Sunday, February 24, 2008
what a noble profession. what... a noble profession?
As I sat at lunch with my friends today, we talked about our futures (dare I say a popular topic these days) and what we would like to do for the rest of our lives. One friend wants to work for fair trade businesses. Another is going to teach English to immigrant children. There was also a peace corps volunteer mixed in with a side of missionary work to developing countries. So, apparently I keep incredible company. But where does all of that leave me? I piped in " My goal is to be a lowly cultural commentary writer and columnist. " Which leads me to the question on my mind now: is it okay to devote one's life to a job that doesn't necessarily change lives or benefit the world in a huge and noble way? Sure, I may get the opportunity to inspire people with my writing. But for the most part, people will read my articles (I hope) laugh a little to themselves, be entertained or interested for a few minutes and then put the paper down and move on with their life. Don't get me wrong I would love to be a prize winning journalist someday or get an incredible opportunity to travel the world and write about it. But what if that never happens? I may never get to work for the Times or USA today. Now, obviously these questions cannot be answered tonight. But they lead to a bigger question concerning careers and time spent. We do not have long on this earth, so should we devote what little time we have to making the world a better place? I guess that depends on our perspective. I know the only person judging my career path is myself, but naturally, I am my biggest critic. At the end of the day I think it's most important to like what you did with that day. Maybe my career will change some body's life or maybe it will just make someone think a little harder or get a laugh that day. Either way I am a writer and writing will be my life's work. I can't imagine it any other way, so I guess there's my answer, right?
Friday, February 22, 2008
a fly on the wall
Sometimes I feel as though I am living other people's lives. Or even that I am a fixture in the lives of others. I'm Just an accessory to some extent. For example, right now I am basically living with an engaged couple. I see their comings and goings. I watch and hear them in passing but rarely communicate with them verbally. It is so strange to not matter to the people that you live with. I pay my rent on time and address them briefly. Essentially, it wouldn't make any difference to them if I was there or not. Thats the part that feels so weird. I am also a nanny for a family with three little girls. I enjoy my job and I love the kids, but it can be a strange job sometimes. I feel like a spy of sorts. The kids say things they probably shouldn't repeat. Sometimes the parents complain about each other to me, talk about awkward. Again, I'm a fixture. I see their life and help them live it by taking care of their children and running their errands. When I'm not at home or at work I crave being important. Not just an extra in contrast to someone else's starring role. Someone in the background watching other people go about their daily lives. I find myself just wanting to talk and be heard. It is written on our very beings to have the need to be important to people. It's hard to realize the true nature of humanity until you are deprived of it.

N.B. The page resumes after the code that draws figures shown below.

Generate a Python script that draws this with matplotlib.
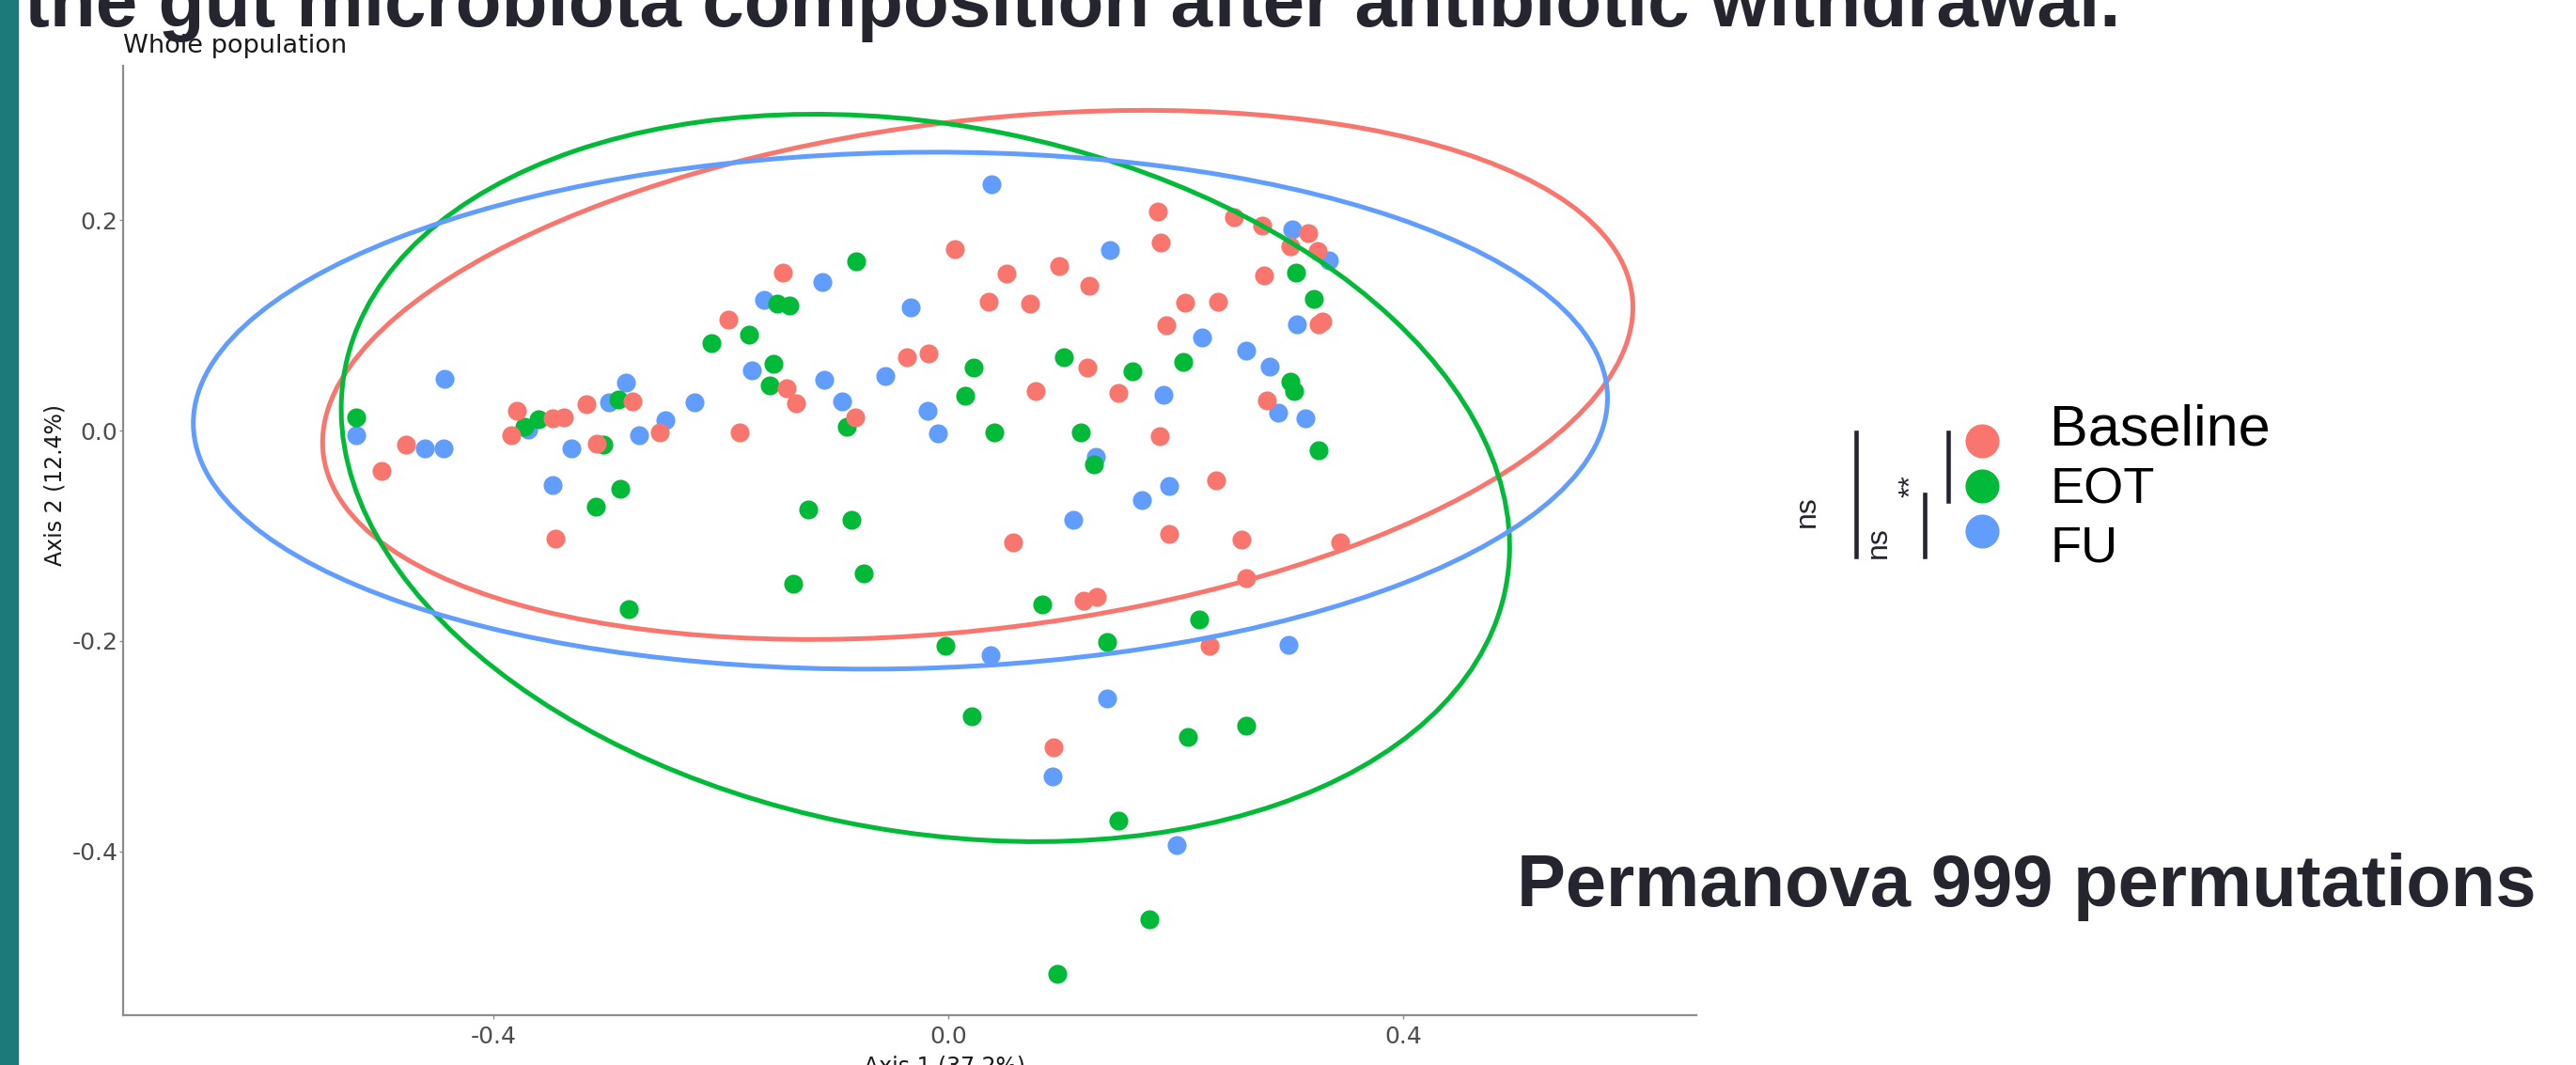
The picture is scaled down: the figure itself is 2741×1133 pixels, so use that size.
import matplotlib
matplotlib.use("Agg")
import matplotlib.pyplot as plt
from matplotlib.patches import Ellipse
import numpy as np

# PCoA coordinates (Axis 1, Axis 2)
baseline_x = [-0.145, -0.193, -0.142, -0.134, -0.183, -0.379, -0.384, -0.348, -0.338, -0.318,
              -0.278, -0.309, -0.254, -0.477, -0.498, -0.345, 0.006, 0.184, 0.187, 0.251,
              0.276, 0.301, 0.278, 0.051, 0.098, 0.124, 0.036, 0.072, 0.208, 0.237,
              0.192, -0.036, -0.017, 0.122, 0.077, 0.150, -0.082, 0.280, 0.186, 0.236,
              0.057, 0.194, 0.258, 0.262, 0.119, 0.131, 0.230, 0.317, 0.325, 0.326,
              0.329, 0.345, 0.093]
baseline_y = [0.150, 0.106, 0.040, 0.026, -0.002, 0.019, -0.004, 0.012, 0.013, 0.025,
              0.028, -0.012, -0.002, -0.013, -0.038, -0.103, 0.173, 0.208, 0.179, 0.203,
              0.195, 0.175, 0.148, 0.149, 0.157, 0.138, 0.123, 0.121, 0.122, 0.123,
              0.100, 0.070, 0.073, 0.060, 0.038, 0.036, 0.013, 0.029, -0.005, -0.047,
              -0.106, -0.098, -0.104, -0.140, -0.162, -0.158, -0.205, 0.188, 0.171, 0.101,
              0.104, -0.106, -0.301]

eot_x = [-0.521, -0.150, -0.140, -0.208, -0.175, -0.154, -0.157, -0.290, -0.373, -0.360,
         -0.303, -0.288, -0.310, -0.123, -0.136, -0.281, -0.081, 0.022, 0.015, 0.102,
         0.162, 0.207, -0.089, 0.041, 0.117, 0.128, 0.301, 0.304, 0.306, 0.322,
         0.326, -0.085, -0.074, 0.083, 0.221, -0.002, 0.140, 0.021, 0.211, 0.262,
         0.150, 0.177, 0.096]
eot_y = [0.013, 0.121, 0.119, 0.083, 0.091, 0.064, 0.043, 0.030, 0.004, 0.011,
         -0.013, -0.055, -0.072, -0.075, -0.146, -0.170, 0.161, 0.060, 0.033, 0.070,
         0.056, 0.065, 0.004, -0.002, -0.002, -0.032, 0.047, 0.038, 0.150, 0.125,
         -0.019, -0.085, -0.136, -0.165, -0.180, -0.205, -0.201, -0.272, -0.291, -0.281,
         -0.371, -0.465, -0.517]

fu_x = [-0.443, -0.521, -0.460, -0.444, -0.162, -0.173, -0.283, -0.298, -0.223, -0.249,
        -0.272, -0.331, -0.369, -0.348, 0.038, -0.111, -0.033, 0.142, -0.109, -0.055,
        -0.093, -0.018, -0.009, 0.223, 0.189, 0.262, 0.283, 0.290, 0.130, 0.194,
        0.170, 0.110, 0.303, 0.335, 0.307, 0.314, 0.037, 0.299, 0.140, 0.092,
        0.201]
fu_y = [0.049, -0.004, -0.017, -0.017, 0.124, 0.057, 0.046, 0.027, 0.027, 0.010,
        -0.004, -0.017, 0.001, -0.052, 0.234, 0.141, 0.117, 0.172, 0.048, 0.052,
        0.028, 0.019, -0.003, 0.089, 0.034, 0.076, 0.061, 0.017, -0.025, -0.053,
        -0.066, -0.085, 0.191, 0.162, 0.101, 0.012, -0.214, -0.204, -0.255, -0.329,
        -0.394]

# 95% ellipses: centre x, centre y, width, height, angle (deg)
groups = ["Baseline", "EOT", "FU"]
ell_cx = [0.026, -0.020, -0.042]
ell_cy = [0.053, -0.045, 0.019]
ell_w = [1.161, 1.042, 1.244]
ell_h = [0.483, 0.670, 0.491]
ell_ang = [7.7, -12.5, 1.3]

colors = {"Baseline": "#F8766D", "EOT": "#00BA38", "FU": "#619CFF"}
dark = "#25252f"

W, H = 2741, 1133
fig = plt.figure(figsize=(W / 100, H / 100), dpi=100)


def fx(px):
    return px / W


def fy(py):
    return 1 - py / H


# teal slide bar
fig.patches.append(plt.Rectangle((0, 0), fx(19), 1, transform=fig.transFigure,
                                 color="#1c7a7a", zorder=0))

ax = fig.add_axes([fx(131), fy(1080), fx(1805) - fx(131), fy(70) - fy(1080)])

# FU at the bottom, then EOT, then Baseline
ax.scatter(fu_x, fu_y, s=210, color=colors["FU"], linewidths=0, zorder=2)
ax.scatter(eot_x, eot_y, s=210, color=colors["EOT"], linewidths=0, zorder=2)
ax.scatter(baseline_x, baseline_y, s=210, color=colors["Baseline"], linewidths=0, zorder=2)

for g, cx, cy, w, h, a in zip(groups, ell_cx, ell_cy, ell_w, ell_h, ell_ang):
    ax.add_patch(Ellipse((cx, cy), w, h, angle=a, fill=False,
                         edgecolor=colors[g], lw=3.6, zorder=3))

ax.set_xlim(-0.7256, 0.658)
ax.set_ylim(-0.556, 0.347)
ax.set_xticks([-0.4, 0.0, 0.4])
ax.set_yticks([-0.4, -0.2, 0.0, 0.2])
ax.set_xticklabels(["-0.4", "0.0", "0.4"])
ax.set_yticklabels(["-0.4", "-0.2", "0.0", "0.2"])
for s in ["top", "right"]:
    ax.spines[s].set_visible(False)
for s in ["left", "bottom"]:
    ax.spines[s].set_color("#8c8c8c")
    ax.spines[s].set_linewidth(1.6)
ax.tick_params(axis="both", length=3, width=1, color="#8c8c8c",
               labelsize=18, labelcolor="#4d4d4d")
ax.tick_params(axis="x", pad=5)
ax.tick_params(axis="y", pad=1)

ax.set_xlabel("Axis 1 (37.2%)", fontsize=17, color="#1a1a1a")
ax.set_ylabel("Axis 2 (12.4%)", fontsize=17, color="#1a1a1a")
ax.xaxis.set_label_coords(0.522, -0.042)
ax.yaxis.set_label_coords(-0.036, 0.558)

fig.text(fx(131), fy(49), "Whole population", fontsize=19.5, color="#1a1a1a",
         ha="left", va="center")

# slide title (cut off by the top edge)
fig.text(fx(26), fy(28), "the gut microbiota composition after antibiotic withdrawal.",
         fontsize=57.7, fontweight="bold", color=dark, family="Liberation Sans",
         ha="left", va="baseline")

# legend drawn by hand
leg_y = [469, 517, 565]
leg_size = [44, 39, 39]
leg_base = [473, 535, 597]
for g, ly, fs, lb in zip(groups, leg_y, leg_size, leg_base):
    fig.add_artist(plt.Line2D([fx(2109)], [fy(ly)], marker="o", markersize=26,
                              color=colors[g], markeredgewidth=0,
                              transform=fig.transFigure))
    fig.text(fx(2181), fy(lb), g, fontsize=fs, color="black",
             family="Liberation Sans", ha="left", va="baseline")

# significance brackets
for x0, y0, y1 in [(1975, 460, 592), (2048, 526, 592), (2073, 460, 533)]:
    fig.add_artist(plt.Line2D([fx(x0), fx(x0)], [fy(y0), fy(y1)], lw=3.3,
                              color=dark, transform=fig.transFigure))
fig.text(fx(1923), fy(544), "ns", rotation=90, fontsize=23, color=dark,
         family="Liberation Sans", ha="center", va="center")
fig.text(fx(1999), fy(577), "ns", rotation=90, fontsize=23, color=dark,
         family="Liberation Sans", ha="center", va="center")
fig.text(fx(2034), fy(517), "**", rotation=90, fontsize=22, color=dark,
         family="Liberation Sans", ha="center", va="center")

fig.text(fx(1614), fy(964), "Permanova 999 permutations", fontsize=56,
         fontweight="bold", color=dark, family="Liberation Sans",
         ha="left", va="baseline")

fig.savefig("out.png", dpi=100)
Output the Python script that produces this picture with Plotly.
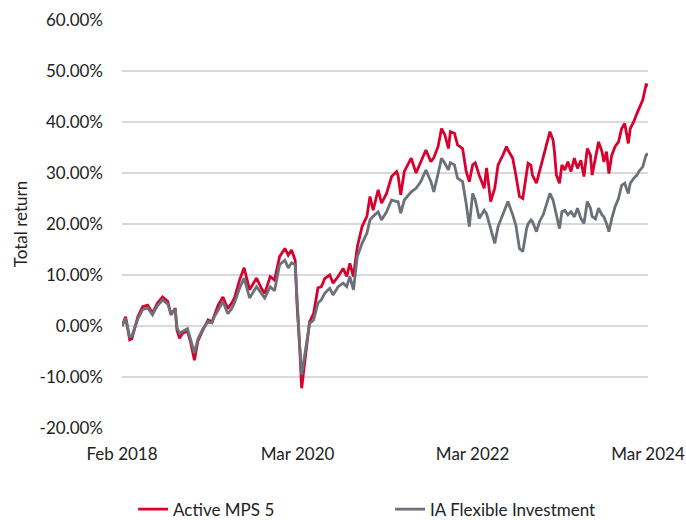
import plotly.graph_objects as go

dates = [
    "2018-02-28", "2018-03-15", "2018-04-01", "2018-04-10", "2018-05-05", "2018-05-25",
    "2018-06-15", "2018-07-05", "2018-07-26", "2018-08-16", "2018-09-07", "2018-09-20",
    "2018-10-08", "2018-10-15", "2018-10-26", "2018-11-08", "2018-11-28", "2018-12-10",
    "2018-12-27", "2019-01-10", "2019-01-31", "2019-02-22", "2019-03-10", "2019-03-20",
    "2019-04-05", "2019-04-25", "2019-05-15", "2019-05-30", "2019-06-12", "2019-07-03",
    "2019-07-22", "2019-08-14", "2019-09-12", "2019-10-02", "2019-10-16", "2019-11-08",
    "2019-11-26", "2019-12-17", "2020-01-08", "2020-01-22", "2020-02-05", "2020-02-20",
    "2020-02-28", "2020-03-10", "2020-03-18", "2020-03-28", "2020-04-08", "2020-04-20",
    "2020-05-07", "2020-05-25", "2020-06-08", "2020-06-22", "2020-07-13", "2020-07-27",
    "2020-08-17", "2020-09-07", "2020-09-22", "2020-10-05", "2020-10-20", "2020-11-05",
    "2020-11-25", "2020-12-15", "2020-12-28", "2021-01-10", "2021-01-31", "2021-02-14",
    "2021-03-07", "2021-03-28", "2021-04-18", "2021-04-24", "2021-05-05", "2021-05-20",
    "2021-06-18", "2021-07-08", "2021-07-28", "2021-08-18", "2021-09-08", "2021-09-20",
    "2021-10-08", "2021-10-22", "2021-11-05", "2021-11-20", "2021-11-28", "2021-12-15",
    "2021-12-28", "2022-01-18", "2022-02-02", "2022-02-15", "2022-03-01", "2022-03-12",
    "2022-03-28", "2022-04-18", "2022-04-28", "2022-05-15", "2022-06-01", "2022-06-15",
    "2022-07-05", "2022-07-20", "2022-07-26", "2022-08-15", "2022-08-28", "2022-09-12",
    "2022-09-26", "2022-10-12", "2022-10-18", "2022-10-30", "2022-11-05", "2022-11-22",
    "2022-12-05", "2022-12-20", "2023-01-03", "2023-01-17", "2023-01-30", "2023-02-05",
    "2023-02-13", "2023-02-26", "2023-03-08", "2023-03-20", "2023-04-02", "2023-04-15",
    "2023-04-29", "2023-05-12", "2023-05-26", "2023-06-08", "2023-06-22", "2023-07-05",
    "2023-07-12", "2023-07-26", "2023-08-08", "2023-08-22", "2023-08-30", "2023-09-10",
    "2023-09-20", "2023-10-02", "2023-10-16", "2023-10-30", "2023-11-12", "2023-11-25",
    "2023-12-02", "2023-12-10", "2023-12-18", "2024-01-02", "2024-01-15", "2024-01-23",
    "2024-02-08", "2024-02-22", "2024-03-01",
]

# Total return, percent
active_mps5 = [
    0.0, 1.8, -2.7, -2.5, 1.8, 3.8,
    4.1, 2.5, 4.5, 5.7, 4.8, 2.2,
    3.5, -0.8, -2.4, -1.4, -1.0, -3.0,
    -6.7, -3.0, -0.8, 1.2, 0.8, 2.2,
    4.1, 5.7, 3.4, 4.4, 5.5, 9.0,
    11.4, 7.1, 9.4, 7.4, 6.4, 9.7,
    9.0, 13.6, 15.2, 13.9, 14.9, 12.9,
    4.1, -4.3, -12.2, -8.2, -3.7, 0.8,
    2.5, 7.5, 7.7, 9.3, 10.0, 8.4,
    9.7, 11.3, 9.7, 12.3, 9.7, 15.5,
    19.5, 21.5, 25.4, 22.7, 26.7, 24.1,
    26.0, 29.3, 30.3, 29.5, 25.7, 30.3,
    32.9, 30.0, 32.2, 34.5, 32.2, 33.0,
    35.2, 38.7, 37.5, 34.8, 38.1, 37.8,
    35.5, 34.8, 30.3, 28.3, 31.6, 32.0,
    29.6, 27.0, 31.0, 24.4, 27.0, 31.6,
    33.5, 35.2, 34.5, 32.9, 29.6, 25.4,
    25.0, 29.6, 31.9, 31.5, 29.6, 28.0,
    30.3, 33.2, 35.5, 38.1, 36.5, 34.2,
    29.6, 28.0, 31.6, 30.6, 32.2, 30.3,
    32.9, 30.9, 32.5, 29.3, 34.8, 33.5,
    29.6, 32.9, 36.1, 34.2, 32.2, 34.2,
    29.9, 33.5, 35.2, 36.1, 38.7, 39.7,
    37.8, 35.8, 38.7, 40.1, 41.7, 42.7,
    44.3, 47.3, 47.2,
]

ia_flexible = [
    0.0, 1.5, -2.1, -2.0, 1.4, 3.2,
    3.6, 2.2, 4.0, 5.1, 4.3, 2.5,
    3.3, -0.3, -1.4, -1.0, -0.5, -2.5,
    -5.3, -2.6, -0.6, 0.9, 0.6, 1.8,
    3.1, 4.8, 2.4, 3.3, 4.5, 7.4,
    9.4, 5.5, 7.7, 6.4, 5.5, 7.7,
    6.9, 12.0, 12.9, 11.4, 12.4, 12.0,
    4.1, -4.0, -9.6, -6.3, -3.7, 0.5,
    1.2, 4.5, 5.1, 6.4, 7.4, 6.1,
    7.7, 8.4, 7.7, 9.7, 7.1, 13.6,
    16.2, 18.2, 20.8, 21.5, 22.4, 20.8,
    22.4, 24.7, 24.4, 24.4, 22.1, 24.7,
    26.3, 27.0, 28.3, 30.6, 28.3, 26.3,
    29.9, 32.9, 31.9, 30.6, 32.0, 31.6,
    29.0, 28.3, 24.0, 19.5, 26.0, 24.7,
    21.1, 22.7, 22.0, 19.0, 16.2, 19.5,
    21.8, 23.5, 24.4, 21.8, 19.8, 15.2,
    14.6, 19.1, 20.0, 20.8, 20.5, 18.5,
    20.5, 21.8, 23.7, 26.0, 24.7, 23.5,
    22.0, 19.1, 22.4, 22.7, 21.8, 22.4,
    21.4, 23.1, 21.1, 20.1, 24.4, 23.1,
    21.5, 21.0, 23.1, 21.8, 21.4, 20.1,
    18.5, 21.1, 23.4, 25.0, 27.6, 28.0,
    27.0, 26.0, 28.0, 29.0, 29.6, 30.3,
    31.2, 33.5, 33.8,
]

series_names = ["Active MPS 5", "IA Flexible Investment"]
series_colors = ["#d7002f", "#6b7179"]

tick_dates = ["2018-02-28", "2020-03-01", "2022-03-01", "2024-03-01"]
tick_labels = ["Feb 2018", "Mar 2020", "Mar 2022", "Mar 2024"]
y_ticks = [-20, -10, 0, 10, 20, 30, 40, 50, 60]
y_tick_labels = ["-20.00%", "-10.00%", "0.00%", "10.00%", "20.00%",
                 "30.00%", "40.00%", "50.00%", "60.00%"]

FONT = "Lato, 'Source Sans Pro', sans-serif"

fig = go.Figure()
for name, vals, col in zip(series_names, [active_mps5, ia_flexible], series_colors):
    fig.add_trace(go.Scatter(
        x=dates, y=[v / 100 for v in vals], mode="lines", name=name,
        line=dict(color=col, width=2.8),
    ))

fig.update_layout(
    width=686, height=520,
    margin=dict(l=122, r=38, t=20, b=92, autoexpand=False),
    paper_bgcolor="white", plot_bgcolor="white",
    font=dict(family=FONT, size=17, color="#222222"),
    showlegend=True,
    legend=dict(
        orientation="h", xref="container", x=0.194, xanchor="left",
        yref="container", y=0.02, yanchor="middle",
        font=dict(size=17, color="#222222"),
        entrywidth=212, entrywidthmode="pixels",
    ),
    xaxis=dict(
        type="date", range=["2018-02-28", "2024-03-01"],
        tickvals=tick_dates, ticktext=tick_labels, automargin=False,
        showgrid=False, zeroline=False, showline=False, ticks="",
        tickfont=dict(size=17), ticklabelstandoff=14,
    ),
    yaxis=dict(
        range=[-0.2, 0.6], tickvals=[v / 100 for v in y_ticks], ticktext=y_tick_labels,
        showgrid=True, gridcolor="#d9d9d9", gridwidth=1.5, automargin=False,
        zeroline=False, showline=False, ticks="",
        tickfont=dict(size=17), ticklabelstandoff=18,
        title=dict(text="Total return", font=dict(size=17), standoff=7),
    ),
)

fig.write_html(
    "out.html",
    config={"displayModeBar": False},
    post_script="document.body.style.margin='0';document.body.style.overflow='hidden';",
)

Thursday, February 21, 2008
seeing the world through red rimmed glasses
I used to walk down the halls of my highschool and not know who I was waving at. People would ask me why I didn't say hey to them that day. It was all because I was too embarassed to wear my glasses. I needed them to see but I didn't want to mess up my face or distract from my eyes. Glasses have been percieved to be for smart, and/or nerdy people. Back then I was not secure enough to admit to my nerdyness. However, one day my freshman year of college I decided to finally wear my glasses. It happened for a combination of different reasons. First of all, I got sick of not seeing the world. Second, I wanted to be taken more seriously by people. The number of catcalls has drastically reduced upon wearing glasses. I hate to say that they demand more respect, but they do. Since then my glasses have become a part of my identity and an extension of who I am. It is strange that there are stereotypes and feelings that go with things as small and as insignificant as glasses. I know how I look with them on and I feel confident in my intelligence, not because of them alone, but maybe with the help of them.